Ginger Pecan Delight Bars
Do you remember making Molasses Crinkles Cookies in the Fall?
Ginger Pecan Delight Bars
While the crust is baking, make the topping. In a large bowl, whisk together the brown sugar and eggs to blend. Whisk in the ginger thin crumbs, vanilla, salt and baking powder until well-blended. Stir in the pecans. Spread the mixture over the baked crust and return to the 350-degree oven until the filling is light-golden on top and jiggles slightly when tapped, 20 to 25 minutes. Transfer the pan to a cooling rack and cool completely.

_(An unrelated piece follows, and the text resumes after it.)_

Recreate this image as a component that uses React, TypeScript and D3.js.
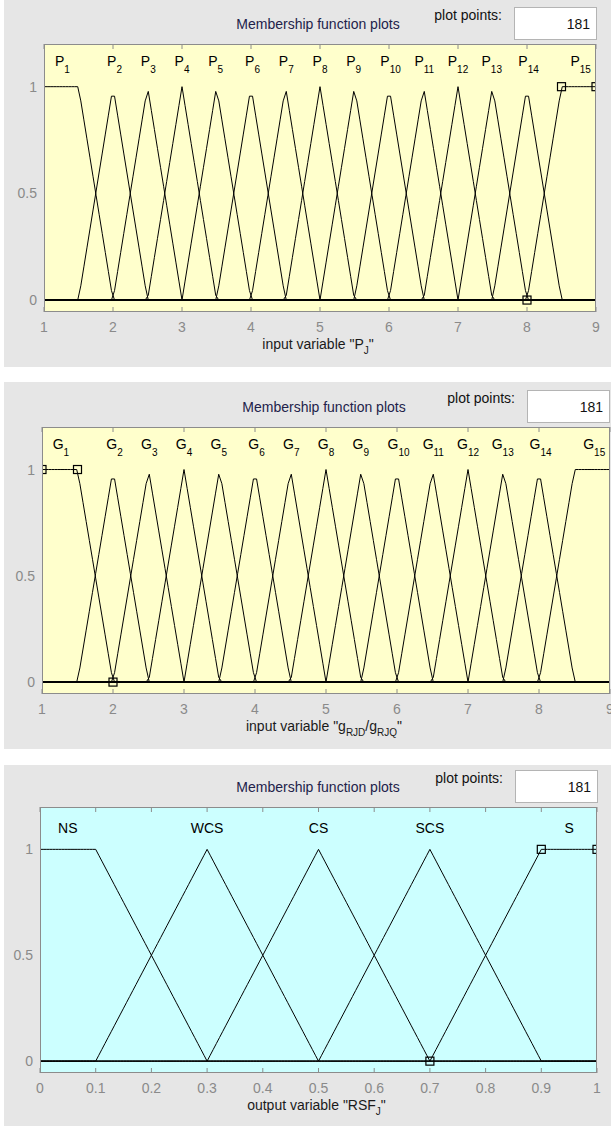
import React from "react";
import * as d3 from "d3";

const PLOT_POINTS = 181;

const P_SUBS = ["1", "2", "3", "4", "5", "6", "7", "8", "9", "10", "11", "12", "13", "14", "15"];
const P_PARAMS: number[][] = [
  [0.5, 1, 1.5, 2], [1.5, 2, 2.5], [2, 2.5, 3], [2.5, 3, 3.5], [3, 3.5, 4],
  [3.5, 4, 4.5], [4, 4.5, 5], [4.5, 5, 5.5], [5, 5.5, 6], [5.5, 6, 6.5],
  [6, 6.5, 7], [6.5, 7, 7.5], [7, 7.5, 8], [7.5, 8, 8.5], [8, 8.5, 9, 9.5],
];
const G_SUBS = ["1", "2", "3", "4", "5", "6", "7", "8", "9", "10", "11", "12", "13", "14", "15"];
const G_PARAMS: number[][] = [
  [0.5, 1, 1.5, 2], [1.5, 2, 2.5], [2, 2.5, 3], [2.5, 3, 3.5], [3, 3.5, 4],
  [3.5, 4, 4.5], [4, 4.5, 5], [4.5, 5, 5.5], [5, 5.5, 6], [5.5, 6, 6.5],
  [6, 6.5, 7], [6.5, 7, 7.5], [7, 7.5, 8], [7.5, 8, 8.5], [8, 8.5, 9, 9.5],
];
const RSF_NAMES = ["NS", "WCS", "CS", "SCS", "S"];
const RSF_PARAMS: number[][] = [
  [-0.1, 0, 0.1, 0.3], [0.1, 0.3, 0.5], [0.3, 0.5, 0.7], [0.5, 0.7, 0.9], [0.7, 0.9, 1, 1.1],
];
const P_RANGE: [number, number] = [1, 9];
const G_RANGE: [number, number] = [1, 9];
const RSF_RANGE: [number, number] = [0, 1];
const IO_TICKS = [1, 2, 3, 4, 5, 6, 7, 8, 9];
const RSF_TICKS = [0, 0.1, 0.2, 0.3, 0.4, 0.5, 0.6, 0.7, 0.8, 0.9, 1];
const Y_TICKS = [0, 0.5, 1];
const Y_LABELS = ["0", "0.5", "1"];

const FONT = "'Liberation Sans', Arial, Helvetica, sans-serif";

function evalMF(p: number[], x: number): number {
  if (p.length === 3) {
    const [a, b, c] = p;
    if (x <= a || x >= c) return 0;
    if (x <= b) return (x - a) / (b - a);
    return (c - x) / (c - b);
  }
  const [a, b, c, d] = p;
  const l = b === a ? (x >= a ? 1 : 0) : (x - a) / (b - a);
  const r = d === c ? (x <= d ? 1 : 0) : (d - x) / (d - c);
  return Math.max(0, Math.min(l, 1, r));
}

function vertexValues(p: number[]): number[] {
  if (p.length === 3) return [0, 1, 0];
  return [0, 1, 1, 0];
}

type MF = { main: string; sub?: string; params: number[] };

type Cfg = {
  id: string;
  bgTop: number;
  bgBottom: number;
  fx0: number;
  fx1: number;
  fy0: number;
  fy1: number;
  range: [number, number];
  ticks: number[];
  tickLabels: string[];
  fill: string;
  mfs: MF[];
  selected: number;
  boxRight: number;
  titleX: number;
  xlabel: React.ReactNode;
};

function Panel({ cfg }: { cfg: Cfg }) {
  const { fx0, fx1, fy0, fy1, range } = cfg;
  const xs = d3.scaleLinear().domain(range).range([fx0, fx1]);
  const ys = d3.scaleLinear().domain([-0.056, 1.2]).range([fy1, fy0]);
  const samples = d3.range(PLOT_POINTS).map(
    (i) => range[0] + (i * (range[1] - range[0])) / (PLOT_POINTS - 1)
  );
  const line = d3
    .line<[number, number]>()
    .x((d) => xs(d[0]))
    .y((d) => ys(d[1]));
  const clipId = "clip-" + cfg.id;
  const boxW = 83;
  const boxLeft = cfg.boxRight - boxW;
  const xlabelCenter = (fx0 + fx1) / 2;

  return (
    <g>
      <rect x={4} y={cfg.bgTop} width={607} height={cfg.bgBottom - cfg.bgTop} fill="#e6e6e6" />
      <defs>
        <clipPath id={clipId}>
          <rect x={fx0} y={fy0} width={fx1 - fx0} height={fy1 - fy0} />
        </clipPath>
      </defs>
      <rect x={fx0} y={fy0} width={fx1 - fx0} height={fy1 - fy0} fill={cfg.fill} />
      {/* title and plot points box */}
      <text x={cfg.titleX} y={fy0 - 15} textAnchor="middle" fontFamily={FONT} fontSize={14} fill="#22224a">
        Membership function plots
      </text>
      <text x={boxLeft - 12} y={fy0 - 24} textAnchor="end" fontFamily={FONT} fontSize={14} fill="#111">
        plot points:
      </text>
      <rect x={boxLeft + 0.5} y={fy0 - 36.5} width={boxW - 1} height={32} fill="#ffffff" stroke="#b4b4b4" strokeWidth={1} />
      <text x={cfg.boxRight - 7} y={fy0 - 15} textAnchor="end" fontFamily={FONT} fontSize={14} fill="#111">
        {String(PLOT_POINTS)}
      </text>
      {/* membership functions */}
      <g clipPath={`url(#${clipId})`}>
        {cfg.mfs.map((mf, i) => {
          const pts: [number, number][] = samples.map((x) => [x, evalMF(mf.params, x)]);
          return <path key={i} d={line(pts) || ""} fill="none" stroke="#000" strokeWidth={1} />;
        })}
        {(() => {
          const mf = cfg.mfs[cfg.selected];
          const vals = vertexValues(mf.params);
          return mf.params.map((p, j) => {
            if (p < range[0] - 1e-9 || p > range[1] + 1e-9) return null;
            return (
              <rect
                key={"m" + j}
                x={xs(p) - 4}
                y={ys(vals[j]) - 4}
                width={8}
                height={8}
                fill="none"
                stroke="#000"
                strokeWidth={1.2}
              />
            );
          });
        })()}
      </g>
      {/* MF labels */}
      {cfg.mfs.map((mf, i) => {
        const vals = samples.map((x) => evalMF(mf.params, x));
        const mx = d3.max(vals) as number;
        const idx = vals.map((v, k) => (v >= mx - 1e-6 ? k : -1)).filter((k) => k >= 0);
        const ci = Math.round(d3.mean(idx) as number);
        const lx = xs(samples[ci]);
        const ly = ys(1.1);
        if (mf.sub) {
          return (
            <text key={"l" + i} x={lx} y={ly + 1} textAnchor="middle" fontFamily={FONT} fontSize={14} fill="#000">
              <tspan>{mf.main}</tspan>
              <tspan dy={7} fontSize={10}>{mf.sub}</tspan>
            </text>
          );
        }
        return (
          <text key={"l" + i} x={lx} y={ly + 5} textAnchor="middle" fontFamily={FONT} fontSize={14} fill="#000">
            {mf.main}
          </text>
        );
      })}
      {/* frame */}
      <rect x={fx0 + 0.5} y={fy0 + 0.5} width={fx1 - fx0 - 1} height={fy1 - fy0 - 1} fill="none" stroke="#8c8c8c" strokeWidth={1} />
      {cfg.ticks.map((t, i) => (
        <g key={"t" + i}>
          <line x1={xs(t)} x2={xs(t)} y1={fy0} y2={fy0 + 5} stroke="#8c8c8c" strokeWidth={1} />
          <line x1={xs(t)} x2={xs(t)} y1={fy1} y2={fy1 - 5} stroke="#8c8c8c" strokeWidth={1} />
          <text x={xs(t)} y={fy1 + 20} textAnchor="middle" fontFamily={FONT} fontSize={14} fill="#8a8a8a">
            {cfg.tickLabels[i]}
          </text>
        </g>
      ))}
      {Y_TICKS.map((t, i) => (
        <text key={"y" + i} x={fx0 - 7} y={ys(t) + 5} textAnchor="end" fontFamily={FONT} fontSize={14} fill="#8a8a8a">
          {Y_LABELS[i]}
        </text>
      ))}
      <text x={xlabelCenter - 2} y={fy1 + 37} textAnchor="middle" fontFamily={FONT} fontSize={14} fill="#1a1a1a">
        {cfg.xlabel}
      </text>
    </g>
  );
}

export default function App() {
  const pMFs: MF[] = P_PARAMS.map((p, i) => ({ main: "P", sub: P_SUBS[i], params: p }));
  const gMFs: MF[] = G_PARAMS.map((p, i) => ({ main: "G", sub: G_SUBS[i], params: p }));
  const rMFs: MF[] = RSF_PARAMS.map((p, i) => ({ main: RSF_NAMES[i], params: p }));

  const panels: Cfg[] = [
    {
      id: "p",
      bgTop: -1,
      bgBottom: 367,
      fx0: 44,
      fx1: 596,
      fy0: 44,
      fy1: 312,
      range: P_RANGE,
      ticks: IO_TICKS,
      tickLabels: IO_TICKS.map((t) => String(t)),
      fill: "#ffffcc",
      mfs: pMFs,
      selected: 14,
      boxRight: 597,
      titleX: 318,
      xlabel: (
        <>
          <tspan>input variable "P</tspan>
          <tspan dy={5} fontSize={10}>J</tspan>
          <tspan dy={-5}>"</tspan>
        </>
      ),
    },
    {
      id: "g",
      bgTop: 382,
      bgBottom: 749,
      fx0: 42,
      fx1: 610,
      fy0: 427,
      fy1: 694,
      range: G_RANGE,
      ticks: IO_TICKS,
      tickLabels: IO_TICKS.map((t) => String(t)),
      fill: "#ffffcc",
      mfs: gMFs,
      selected: 0,
      boxRight: 610,
      titleX: 324,
      xlabel: (
        <>
          <tspan>input variable "g</tspan>
          <tspan dy={5} fontSize={10}>RJD</tspan>
          <tspan dy={-5}>/g</tspan>
          <tspan dy={5} fontSize={10}>RJQ</tspan>
          <tspan dy={-5}>"</tspan>
        </>
      ),
    },
    {
      id: "r",
      bgTop: 765,
      bgBottom: 1126,
      fx0: 40,
      fx1: 597,
      fy0: 807,
      fy1: 1073,
      range: RSF_RANGE,
      ticks: RSF_TICKS,
      tickLabels: RSF_TICKS.map((t) => String(t)),
      fill: "#ccffff",
      mfs: rMFs,
      selected: 4,
      boxRight: 598,
      titleX: 318,
      xlabel: (
        <>
          <tspan>output variable "RSF</tspan>
          <tspan dy={5} fontSize={10}>J</tspan>
          <tspan dy={-5}>"</tspan>
        </>
      ),
    },
  ];

  return (
    <div style={{ position: "absolute", left: 0, top: 0 }}>
      <svg width={611} height={1126} style={{ display: "block", background: "#ffffff" }}>
        {panels.map((c) => (
          <Panel key={c.id} cfg={c} />
        ))}
      </svg>
    </div>
  );
}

You’ll find, the top is crunchy along with the crust and the middle just a little gooey, with rich chunks of pecans…so yummy!
- 3 cups ginger thin crumbs
- ¾ cup (1½ sticks) butter, at room temperature
- ¼ cup sugar
- 2 tablespoons flour
- 2½ cups brown sugar
- 4 extra-large eggs
- ⅔ cup ginger thin crumbs
- 1 tablespoon vanilla extract
- ¾ teaspoon salt
- ½ teaspoon baking powder
- 1 cup pecans, chopped
- Heat the oven to 350 degrees.
- In a large bowl with an electric mixer, or in the bowl of a stand mixer, beat the ginger thin crumbs, butter, sugar and flour until moist and well-blended.
- Press the mixture firmly and evenly over the bottom of a 13- by 9-inch baking pan.
- Bake until the crust is golden brown, 10 to 15 minutes.
- While the crust is baking, in a large bowl, whisk together the brown sugar and eggs to blend. Whisk in the ginger thin crumbs, vanilla, salt and baking powder until well-blended. Stir in the pecans.
- Spread the mixture over the baked crust and return to the 350-degree oven until the filling is light-golden on top and jiggles slightly when tapped, 20 to 25 minutes. Transfer the pan to a cooling rack and cool completely.
- Cut into 24 bars. The bars can be made 1 day in advance. Wrap in plastic and keep at room temperature.
Thanks Mom for so many great memories. You’re still the best and provide lots of inspiration in my kitchen these days!
Like me, do you remember a favorite cookie your Mom made for you?
Oh, you have the yummiest recipes ever!!! 🙂
I love that you love sugar and butter and goodies like me! These sound fantastic and I love, love, love the ghostly cake. We did our family Scary Halloween meal this Monday night for FHE since my husband and son were leaving for China. It was fun.
We finally went to La Jolla Grove. Hope I didn’t say that already – but if I did, just humor the old grandma! Everything we had was delightful and the atmosphere was too.
We went to Gardner Village today – it was a zoo with UEA. I went to talk to someone at Anastasia’s Attic about a giveaway. I wish I had waited, but it was fun and we did the Ride to a Witch – very fun.
Looks great! I’m gonna have to make some spiced cookies real soon:@)
OMG, I’m drooling! These look fabulous!
These sound soooo tasty!! I am saving the recipe in hopes I get to make them soon!!
Just looking at them makes me want a glass of milk. I never thought to blend cookies or graham crackers in the food processor, I’ve always done it with the rolling pin but now I’ll know for next time. Thanks for sharing that tip and the recipe.
Gnee — this sounds so fab — I have had some pecan bars (by the way I love the pun on raising the bar) and alwyas wanted a good recipe. They didn’t have ginger cookies in them, but the idea of the ginger cookies and the pecans does intrigue me! Another recipe of yours I need to try…if Zoulah would ever stop doing Halloween! Joni
I love gingery flavors, plus I’ve had Anna’s thins and know how good they are. What a wonderful way to use them. These bars sound fabulous.
Oh my goodness, you always know how to make me drool! YuM!!!
These look absolutely delicious…thanks so much for posting the how-to!! xo
I would LOVE for you to link this recipe up to my HALLOWEEN linky party this week!
top 3 recipes win a prize!
Wow, those sound pretty amazing!
Ginger cookies and pecans…two of my dad’s very favorite things. He would totally love these, will have to make them next month for his 70th birthday. Thanks for sharing the best recipes at A Crafty Soiree! Thanks for sharing and looking forward to seeing you next time too:)
Thank you so much for sharing your ‘delights’ on my Fresh Friday/Seasonal Saturday get-together! I featured your posted recipe as one of the best of last week’s posts. I hope you stop by again! Roz
I love learning new and fun recipes. Thanks for Linking up to Topsy Turvy Tuesday’s!